» **AIM OF THE EXERCISE**
Return the data exactly, with all pictures removed.
>> Begin
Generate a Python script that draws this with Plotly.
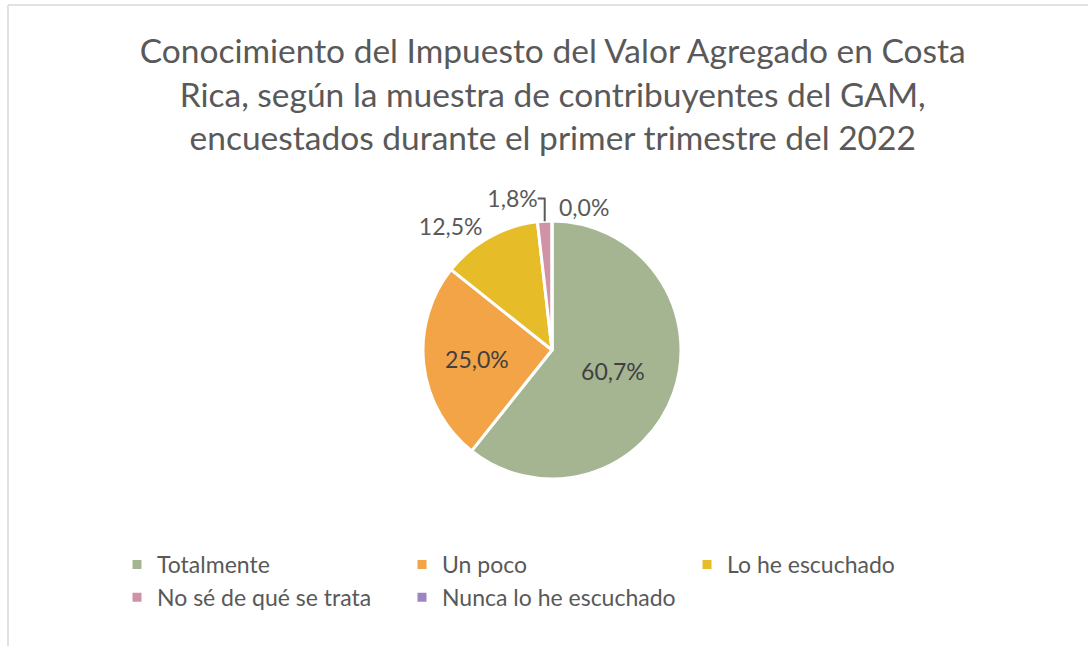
import plotly.graph_objects as go

categories = ["Totalmente", "Un poco", "Lo he escuchado", "No sé de qué se trata", "Nunca lo he escuchado"]
values = [60.7, 25.0, 12.5, 1.8, 0.0]
colors = ["#A5B592", "#F3A447", "#E7BC29", "#D092A7", "#9C85C0"]
positions = ["inside", "inside", "outside", "outside", "outside"]

W, H = 1088, 646
text = [f"{v:.1f}%".replace(".", ",") for v in values]

cx, cy, r = 552, 350, 129

fig = go.Figure(go.Pie(
    labels=categories,
    values=values,
    text=text,
    textinfo="text",
    textposition=positions,
    sort=False,
    direction="clockwise",
    rotation=0,
    marker=dict(colors=colors, line=dict(color="white", width=3)),
    insidetextfont=dict(color="#404040", size=23, family="Lato"),
    outsidetextfont=dict(color="#595959", size=23, family="Lato"),
    domain=dict(x=[(cx - r) / W, (cx + r) / W], y=[1 - (cy + r) / H, 1 - (cy - r) / H]),
    showlegend=True,
))

fig.update_layout(
    width=W, height=H,
    margin=dict(l=0, r=0, t=0, b=0),
    paper_bgcolor="white",
    font=dict(family="Lato", color="#595959"),
    title=dict(
        text="Conocimiento del Impuesto del Valor Agregado en Costa<br>Rica, según la muestra de contribuyentes del GAM,<br>encuestados durante el primer trimestre del 2022",
        x=0.508, xanchor="center", y=1 - 63 / H, yanchor="top", yref="container",
        font=dict(size=33.5, family="Lato", color="#595959"),
    ),
    legend=dict(
        orientation="h", x=117 / W, xanchor="left", y=1 - 543 / H, yanchor="top",
        font=dict(size=23, family="Lato", color="#595959"),
        entrywidth=240, entrywidthmode="pixels",
        traceorder="normal", bgcolor="rgba(0,0,0,0)",
    ),
    shapes=[
        dict(type="line", xref="paper", yref="paper", x0=8 / W, x1=1, y0=1 - 5 / H, y1=1 - 5 / H,
             line=dict(color="#D9D9D9", width=1.5)),
        dict(type="line", xref="paper", yref="paper", x0=8 / W, x1=8 / W, y0=0, y1=1 - 5 / H,
             line=dict(color="#D9D9D9", width=1.5)),
    ],
)

fig.write_html("out.html", config={"displayModeBar": False},
               post_script="document.body.style.margin='0';document.body.style.overflow='hidden';")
>> End
» **REPLY**
Generate a Python script that draws this with Plotly.
import plotly.graph_objects as go

categories = ["Totalmente", "Un poco", "Lo he escuchado", "No sé de qué se trata", "Nunca lo he escuchado"]
values = [60.7, 25.0, 12.5, 1.8, 0.0]
colors = ["#A5B592", "#F3A447", "#E7BC29", "#D092A7", "#9C85C0"]
positions = ["inside", "inside", "outside", "outside", "outside"]

W, H = 1088, 646
text = [f"{v:.1f}%".replace(".", ",") for v in values]

cx, cy, r = 552, 350, 129

fig = go.Figure(go.Pie(
    labels=categories,
    values=values,
    text=text,
    textinfo="text",
    textposition=positions,
    sort=False,
    direction="clockwise",
    rotation=0,
    marker=dict(colors=colors, line=dict(color="white", width=3)),
    insidetextfont=dict(color="#404040", size=23, family="Lato"),
    outsidetextfont=dict(color="#595959", size=23, family="Lato"),
    domain=dict(x=[(cx - r) / W, (cx + r) / W], y=[1 - (cy + r) / H, 1 - (cy - r) / H]),
    showlegend=True,
))

fig.update_layout(
    width=W, height=H,
    margin=dict(l=0, r=0, t=0, b=0),
    paper_bgcolor="white",
    font=dict(family="Lato", color="#595959"),
    title=dict(
        text="Conocimiento del Impuesto del Valor Agregado en Costa<br>Rica, según la muestra de contribuyentes del GAM,<br>encuestados durante el primer trimestre del 2022",
        x=0.508, xanchor="center", y=1 - 63 / H, yanchor="top", yref="container",
        font=dict(size=33.5, family="Lato", color="#595959"),
    ),
    legend=dict(
        orientation="h", x=117 / W, xanchor="left", y=1 - 543 / H, yanchor="top",
        font=dict(size=23, family="Lato", color="#595959"),
        entrywidth=240, entrywidthmode="pixels",
        traceorder="normal", bgcolor="rgba(0,0,0,0)",
    ),
    shapes=[
        dict(type="line", xref="paper", yref="paper", x0=8 / W, x1=1, y0=1 - 5 / H, y1=1 - 5 / H,
             line=dict(color="#D9D9D9", width=1.5)),
        dict(type="line", xref="paper", yref="paper", x0=8 / W, x1=8 / W, y0=0, y1=1 - 5 / H,
             line=dict(color="#D9D9D9", width=1.5)),
    ],
)

fig.write_html("out.html", config={"displayModeBar": False},
               post_script="document.body.style.margin='0';document.body.style.overflow='hidden';")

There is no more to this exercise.